63 posts in 2165 days


#93 posted 04-26-2019 10:00 PM



Ted724 – The only way you can compare the tapers is have a Shopsmith next to your taper. I have both machines, an I don t recall the Shopsmith taper that pronounced. I don t know the engineering aspects of tapers, but each taper has specific pitches etc. for an underlying purpose. If you have a person in your area that has a Shopsmith you will see the difference. The machine metal in Shopsmith doesn t contain as much chromium and has more carbon content. Chromium causes the shine in the steel, also making the surface less abrasive. Shopsmith steel is black and has less chromium and more carbon. The surface is abrasive, thus the set screw can dig into the metal, giving it a lock-washer effect. Less chance for the set screw to come loose. When you have a collet system you will have more chromium otherwise the collet will freeze up.

- JethrowClampett


Jethrow, again thanks for your concern. but you need not worry. I[‘ve had Shopsmith equipment since 1980. In fact. I own more Shopsmith equipment than I’d care to admit. (I really should start selling the stuff off). And, I have both a Fox and Smithy Supershop.

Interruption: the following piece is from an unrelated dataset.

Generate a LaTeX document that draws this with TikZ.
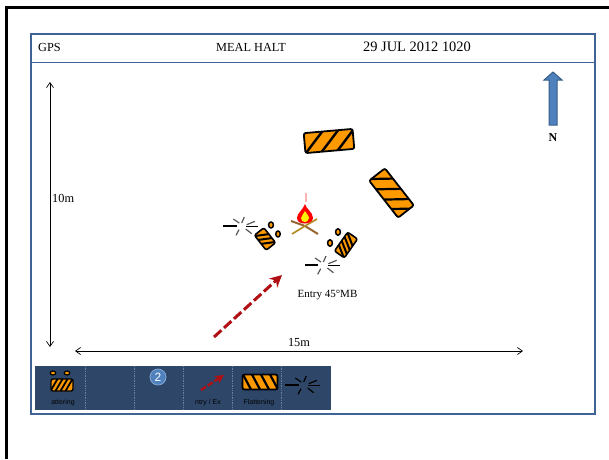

The drill rod spindles I’ve made are more than adequate for for what I use them for, which is mostly turning. For heavier items I can always use the 6” 3-jaw chuck or 10” faceplate I have that screw onto the Smithy 2 1/4” threaded spindle.

I believe in your comments that you say the Shopsmith setscrew can dig into the Shopsmith spindle. If that’s your view, it’s exactly opposite of my experience. The setscrew leaves no mark in any Shopsmith spindle I’ve ever used; they’re quite hard. It does dig into the drill rods, however.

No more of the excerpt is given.